What eBPF stands for
eBPF stands for extended Berkeley Packet Filter, or extended BPF. BPF was first introduced to Linux in 1997 in the tcpdump
utility to capture packets for tracing. It then evolved to extended BPF in 2014, with significant extended functionalities, such as changes in the BPF instruction set, the addition of map, and more.
Why eBPF
Historically, to extend Linux kernel’s behaviours, one would either:
- propose changes directly to the Linux kernel, which could take quite some while for community to evaluate and accept; or
- make kernel modules, which can be loaded and unloaded.
In both approaches, safety remains a concern. If the new kernel code is unsafe, it can corrupt the entire kernel.
eBPF brings a new approach to the table by running sand-boxed programs in the kernel that can be dynamically loaded and unloaded at runtime. In other words, it is a safer and more efficient approach to extend kernel functionalities, without the need to restart existing processes.
eBPF improves the extensibility of kernel and spark more innovations at the kernel level. The technology could be used for a variety of applications in observability, tracing, networking, security, and more.
Example: run eBPF program with BCC
In this example, you will run an eBPF program with BCC to see how eBPF can be used to monitor TCP traffic. The example is fairly simple and you will not need to write any eBPF code yourself. This serves a good starting point for subsequent learning and exploration.

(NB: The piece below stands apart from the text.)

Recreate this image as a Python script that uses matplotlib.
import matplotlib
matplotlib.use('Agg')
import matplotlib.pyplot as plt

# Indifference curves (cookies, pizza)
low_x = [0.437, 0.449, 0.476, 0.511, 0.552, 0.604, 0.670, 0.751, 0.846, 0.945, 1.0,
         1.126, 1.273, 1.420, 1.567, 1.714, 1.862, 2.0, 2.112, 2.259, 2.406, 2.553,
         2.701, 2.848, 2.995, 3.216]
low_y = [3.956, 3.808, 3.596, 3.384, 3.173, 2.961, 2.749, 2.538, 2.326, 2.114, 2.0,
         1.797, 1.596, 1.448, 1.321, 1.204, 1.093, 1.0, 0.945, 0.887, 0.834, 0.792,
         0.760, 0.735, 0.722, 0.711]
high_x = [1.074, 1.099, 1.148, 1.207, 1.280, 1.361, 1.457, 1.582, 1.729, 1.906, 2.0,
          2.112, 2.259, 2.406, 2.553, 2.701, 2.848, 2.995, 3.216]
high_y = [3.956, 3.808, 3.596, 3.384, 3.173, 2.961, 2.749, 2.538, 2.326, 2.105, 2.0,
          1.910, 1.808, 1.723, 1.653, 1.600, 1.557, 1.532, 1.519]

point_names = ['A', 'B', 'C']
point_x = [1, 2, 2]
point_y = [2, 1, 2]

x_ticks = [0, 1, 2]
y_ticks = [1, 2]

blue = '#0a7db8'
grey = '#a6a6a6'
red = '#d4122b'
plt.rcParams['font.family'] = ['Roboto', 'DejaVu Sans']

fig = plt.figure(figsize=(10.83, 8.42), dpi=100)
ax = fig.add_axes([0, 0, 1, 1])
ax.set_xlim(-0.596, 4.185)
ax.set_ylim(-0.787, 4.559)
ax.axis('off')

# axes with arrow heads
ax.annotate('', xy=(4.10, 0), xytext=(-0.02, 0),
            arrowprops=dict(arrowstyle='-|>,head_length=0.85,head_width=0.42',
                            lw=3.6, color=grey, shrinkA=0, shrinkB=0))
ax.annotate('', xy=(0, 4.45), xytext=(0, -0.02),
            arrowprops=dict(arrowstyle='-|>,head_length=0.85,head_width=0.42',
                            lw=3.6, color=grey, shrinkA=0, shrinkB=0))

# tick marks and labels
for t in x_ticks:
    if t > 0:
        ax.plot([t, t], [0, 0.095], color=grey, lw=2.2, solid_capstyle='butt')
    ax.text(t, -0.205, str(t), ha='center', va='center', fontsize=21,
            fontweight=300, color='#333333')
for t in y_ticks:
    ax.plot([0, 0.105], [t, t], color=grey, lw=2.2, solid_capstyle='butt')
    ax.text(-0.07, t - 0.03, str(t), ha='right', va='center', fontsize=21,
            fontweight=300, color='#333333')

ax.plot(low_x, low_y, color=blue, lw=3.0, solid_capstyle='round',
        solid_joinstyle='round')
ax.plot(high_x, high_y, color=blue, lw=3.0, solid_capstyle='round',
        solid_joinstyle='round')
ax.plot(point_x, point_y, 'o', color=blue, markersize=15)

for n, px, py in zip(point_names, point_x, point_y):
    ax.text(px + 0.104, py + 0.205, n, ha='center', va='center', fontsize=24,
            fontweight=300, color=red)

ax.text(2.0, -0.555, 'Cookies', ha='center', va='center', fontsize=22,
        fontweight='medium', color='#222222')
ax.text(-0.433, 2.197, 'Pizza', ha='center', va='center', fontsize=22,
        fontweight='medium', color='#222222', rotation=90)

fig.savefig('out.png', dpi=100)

So what is BCC? BCC (BPF Compiler Collection) is a toolkit or framework that offers an easy approach to write eBPF programs in Python or Lua. While it is not necessarily the recommended approach to develop eBPF programs for production, it is a low-barrier way to get hands-on and learn about eBPF.
To start, first install BCC on your system.

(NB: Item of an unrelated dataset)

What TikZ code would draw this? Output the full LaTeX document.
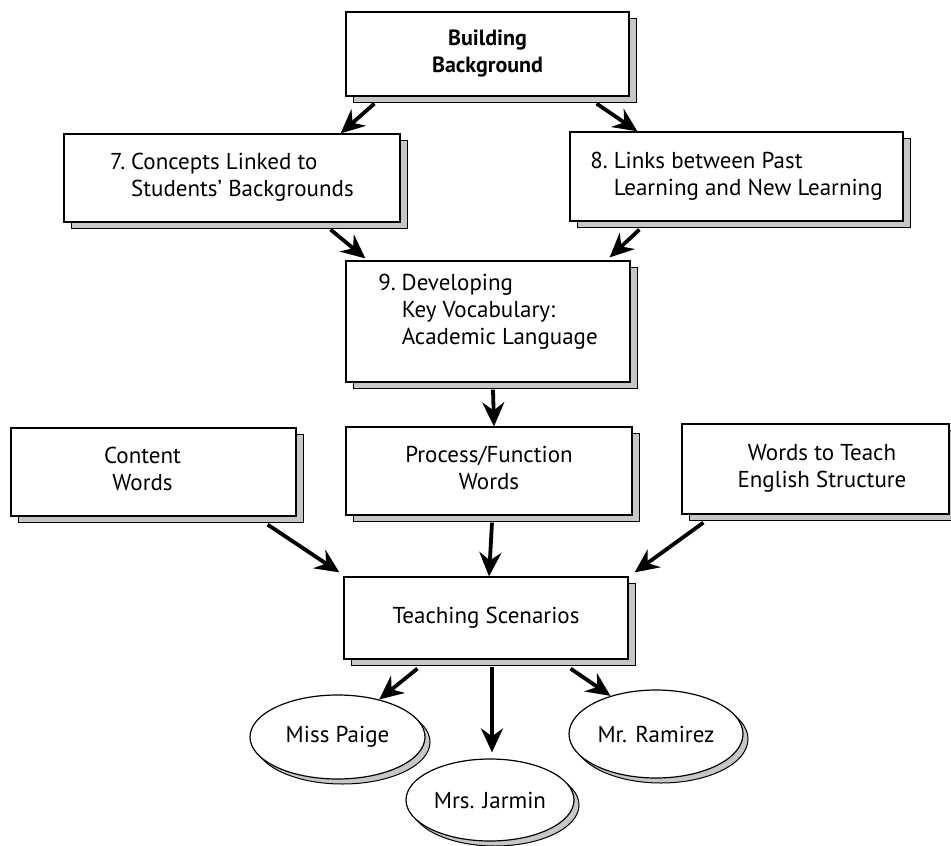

BCC comes with many tools available for use. These tools are installed with -bpfcc
extensions. Here’s a diagram for BCC tracing tools:
For this example, run the tcpconnect tool:
tcpconnect-bpfcc # might need sudo
You should see an empty table with the following headers:
PID COMM IP SADDR DADDR DPORT
eBPF programs are event-driven. The tcpconnect
tool should print one table entry for every active TCP connection, so the next step would be to start some TCP connections.
Open a new terminal and run the following:
curl httpbin.org/get # HTTP GET request to httpbin.org
ssh 192.168.3.2 # SSH connection to any random IP
In the first terminal where tcpconnect
is running, you should see two entries:
PID COMM IP SADDR DADDR DPORT
11035 curl 4 10.188.0.2 54.83.187.171 80
11043 ssh 4 10.188.0.2 192.168.3.2 22
With this tool, you can look for unexpected connections and improve infrastructure monitoring.
For more example on the tcpconnect
tool, see here.
Final Words
eBPF is a large and interesting topic to learn about and this blog only scratches the surface, so here are some more resources.
I found the book Learning eBPF by Liz Rice exceptionally written. Chapters are complemented with examples that are easy to follow. This is a superb resource for developers who want to start programming in eBPF.
The BCC repository mentioned earlier also includes many tools and examples to play with.
Lastly, on the offensive side, there are also DEF CON talks on eBPF, such as Evil eBPF.
Happy exploring!